Necessity is the mother of invention.
Necessity never made a good bargain.
It is observed in the golden verses of Pythagoras, that power is never far from necessity. The vigor of the human mind quickly appears when there is no longer any place for doubt and hesitation, when diffidence is absorbed in the sense of danger, or overwhelmed by some resistless passion.
Necessity may render a doubtful act innocent, but it cannot make it praiseworthy.
We cannot conquer fate and necessity, yet we can yield to them in such a manner as to be greater than if we could.
The best teacher one can have is necessity.
There is no contending with necessity, and we should be very tender how we censure those that submit to it. 'Tis one thing to be at liberty to do what we will, and another thing to be tied up to do what we must.
And with necessity, the tyrant's plea, excused his devilish deeds.
Necessity, that great refuge and excuse for human frailty, breaks through all law; and he is not to be accounted in fault whose crime is not the effect of choice, but force.
Necessity is the argument of tyrants: it is the creed of slaves.
Necessity of action takes away the fear of the act, and makes bold resolution the favorite of fortune.
There is no virtue like necessity.
What fate imposes, men must needs abide; it boots not to resist both wind and tide.

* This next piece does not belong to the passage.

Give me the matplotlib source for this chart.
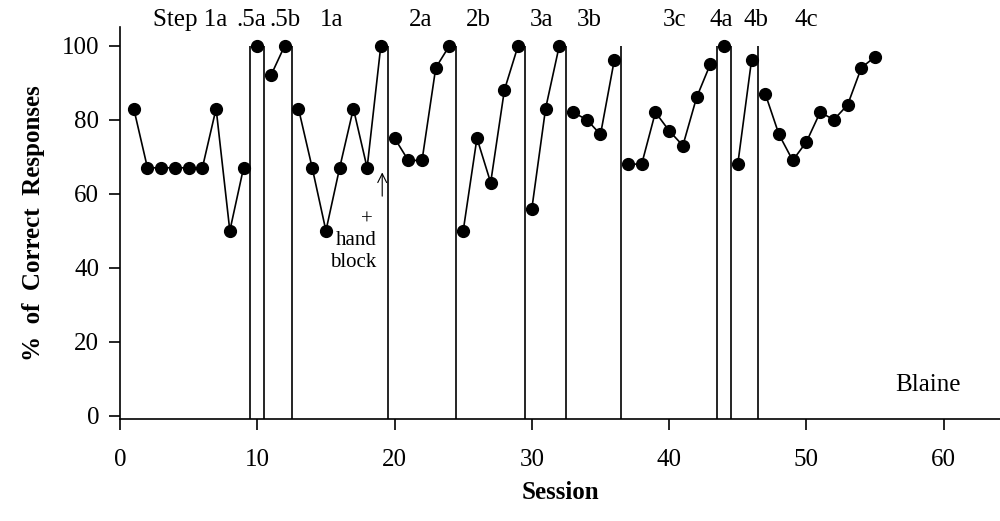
import matplotlib
matplotlib.use("Agg")
import matplotlib.pyplot as plt
import numpy as np

plt.rcParams['font.family'] = ['Liberation Serif', 'DejaVu Serif']

# session data (% correct), split into phases
sessions = list(range(1, 56))
correct = [83, 67, 67, 67, 67, 67, 83, 50, 67,
           100,
           92, 100,
           83, 67, 50, 67, 83, 67, 100,
           75, 69, 69, 94, 100,
           50, 75, 63, 88, 100,
           56, 83, 100,
           82, 80, 76, 96,
           68, 68, 82, 77, 73, 86, 95,
           100,
           68, 96,
           87, 76, 69, 74, 82, 80, 84, 94, 97]

# phase change lines (between sessions)
phase_lines = [9.5, 10.5, 12.5, 19.5, 24.5, 29.5, 32.5, 36.5, 43.5, 44.5, 46.5]
phase_names = ['Step 1a', '.5a', '.5b', '1a', '2a', '2b', '3a', '3b', '3c', '4a', '4b', '4c']
phase_label_x = [5.1, 9.55, 12.05, 15.4, 21.9, 26.1, 30.7, 34.2, 40.4, 43.8, 46.3, 50.0]

fig = plt.figure(figsize=(10, 5.21), dpi=100)
ax = fig.add_axes([0.12, 0.196, 0.88, 0.752])

x = np.array(sessions)
y = np.array(correct)
edges = [0] + phase_lines + [100]
for lo, hi in zip(edges[:-1], edges[1:]):
    m = (x > lo) & (x < hi)
    ax.plot(x[m], y[m], color='black', lw=1.2, marker='o', ms=8.5,
            mfc='black', mec='black', clip_on=False, zorder=3)

ax.set_xlim(0, 64.1)
ax.set_ylim(-0.8, 105)
ax.vlines(phase_lines, -0.8, 100, color='black', lw=1.2)

for name, px in zip(phase_names, phase_label_x):
    ax.text(px, 106.8, name, ha='center', va='center', fontsize=18, clip_on=False)

# hand block annotation
ax.text(18.0, 53.0, '+', ha='center', va='center', fontsize=15)
ax.text(18.7, 44.3, 'hand\nblock', ha='right', va='center', fontsize=15,
        multialignment='right', linespacing=1.2)
ax.annotate('', xy=(19.1, 66.5), xytext=(19.1, 58.6),
            arrowprops=dict(arrowstyle='->', color='black', lw=0.8,
                            mutation_scale=16))

ax.text(61.25, 8.3, 'Blaine', ha='right', va='center', fontsize=18)

ax.set_xticks([0, 10, 20, 30, 40, 50, 60])
ax.set_yticks([0, 20, 40, 60, 80, 100])
ax.tick_params(axis='both', direction='out', length=8, width=1.2, labelsize=18)
ax.tick_params(axis='y', pad=7)
ax.tick_params(axis='x', pad=14)
ax.spines['top'].set_visible(False)
ax.spines['right'].set_visible(False)
ax.spines['left'].set_linewidth(1.2)
ax.spines['bottom'].set_linewidth(1.2)

ax.set_xlabel('Session', fontsize=18, fontweight='bold', labelpad=7)
ax.set_ylabel('%  of  Correct  Responses', fontsize=18, fontweight='bold', labelpad=12)

fig.savefig('out.png', dpi=100)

A people never fairly begins to prosper till necessity is treading on its heels. The growing want of room is one of the sources of civilization. Population is power, but it must be a population that, in growing, is made daily apprehensive of the morrow.
Necessity is always the first stimulus to industry, and those who conduct it with prudence, perseverance, and energy will rarely fail. Viewed in this light, the necessity of labor is not a chastisement, but a blessing,—the very root and spring of all that we call progress in individuals and civilization in nations.
What was once to me mere matter of the fancy, now has grown to be the necessity of heart and life.
The argument of necessity is not only the tyrant's plea, but the patriot's defense, and the safety of the state.